Newsletter of the District of Asia

 July-August 1999

Editorial

June 29, 1999 Feast of St. Peter and St. Paul

“ Pray ye therefore the Lord of the harvest,that he send forth labourers into his harvest.”

Dear Friends and Benefactors,

History still repeats itself. The following story could be written today.

When the young Bishop Sarto, future Pope St Pius X, took possession of his diocese of Mantua, in Italy, he noticed the tragic situation of the diocese and saw that the salvation of the whole diocese depended on the restoration of the seminary. This is what he wrote to his people:

“The Church cannot stand without priests, and the priesthood cannot last unless provision is made for the education of clerics. We must do all in our power to make the seminary flourish once again…

Have you yourselves not witnessed the unused church, the abandoned altar, the empty confessional? Have you not seen young men growing up ignorant of the things essential for their salvation, the sick and dying without the consolations of religion?

Love the Seminary! Let no one allege the scantiness of his income…for there is no one who cannot give a cent, a fruit, a vegetable. Nothing is impossible to him who loves.

Love the Seminary! This is the most necessary for the diocese at the moment. Your small offerings will renew for you the prodigy of the widow of Sarephta, who, for the morsel she gave to the Prophet Elias, received the promise that the pot of meal should not waste nor the cruse of oil diminished.

Love the Seminary! In this you will fulfil the great desire of your bishop and you will merit to see this dear family, the apple of my eye, growing to its fullness.”

To such passionate words and to so ardent an appeal, the whole diocese, clergy and people, rich and poor replied so generously that, within a few years the seminary, already closed for 10 years at the arrival of the saintly Bishop, was able to accommodate 147 seminarians.
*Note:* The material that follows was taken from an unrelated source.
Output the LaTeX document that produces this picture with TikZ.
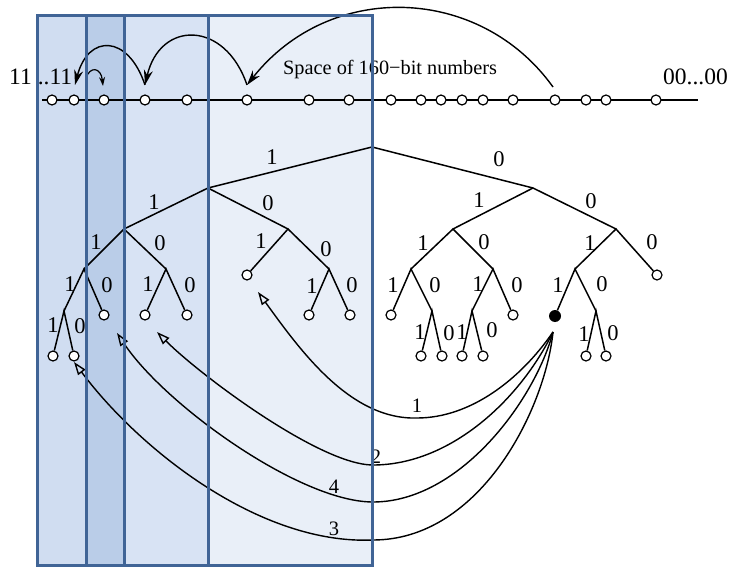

St. Bernard Seminary-Sta. Barbara, Iloilo, Philippines as of July 17, 1999

Many of our dioceses are in no better health today, in 1999, than Mantua was then in 1885. We still need priests. In fact, in a sense, we need them more than ever, as we see the growing spread of materialism, liberalism and modernism.

The Society of St Pius X has seen the root of the problem in the deficiencies of the modern priestly formation and has decided to apply the only solution: to open seminaries according to the traditional norms laid down by the Church for centuries, using, as all the Popes have urged us, St Thomas Aquinas as our sure guide in philosophy and theology.

Lo and behold! It has worked! Young men who were searching for a solid priestly training and could not find a ‘normal seminary’ in their diocese or even in their whole country, have signed in the Society’s seminaries in such numbers as to necessitate the opening of 6 seminaries over the last 30 years. You must admit that it is quite an achievement considering the worldwide drop of priestly vocations. As of today, our ranks are lined up with over 380 priests, working in more than 50 countries on the five continents. There are still about 150 seminarians in the formation process, and the numerous elementary and secondary schools opened by the Society of Saint Pius X at the request of concerned parents throughout the world are bearing beautiful fruits, including many present and future solid vocations.

From the time the Society of Saint Pius X began its work in the Philippines in 1992, the effect of the grace of God has become manifest. The numerous vocations to the sacred priesthood and to the brotherhood now call for the opening of the Seventh Seminary of our Society. This coming September 15, we will transfer the existing St. Bernard pre-seminary in Manila to Santa Barbara, Iloilo, where we have built a proper seminary structure on a 5-hectare property. The seminary proper should open its structure on a 5-hectare property. The seminary proper should open its doors, Deo volente, next June 2000, as the month of June, in the Philippines is the beginning of the school year. Alongside the seminarians, we will have a real novitiate for brothers who are the priests’ helpers in the work of harvesting souls. Will you help us to train these young men in the ways of God?

Picture taken after the First Solemn High Mass in the Philippines
of the newly ordained Fr. Salvador – our second Filipino priest –
last July 11, 1999. His Excellency, Bishop Salvador Lazo,
who delivered the sermon on that day, together with Frs. Couture,
Soliman and Onoda assisted the new priest.

“After God, the priest is all. Leave a parish 20 years without a priest, alas! What will happen to it? They will adore the beasts, the plants. Thus, when the enemies of the Church want to destroy the religion, they begin their attacks with the priesthood because where there is no priest, there is no longer a sacrifice. When the priests come back, religion and happiness come back with them!” – St. John Mary Vianney.

Will you help us ‘bring the priests back’? And with them, the Most Holy Sacrifice of the Altar?

Dear Friends, if a glass of water given in Our Lord’s name will not be left without its heavenly reward, what will God give to those who will help the formation of not just a priest, but of priest in a series in a seminary?

Thank you in advance and may “God, who loveth the cheerful giver”, bless you abundantly!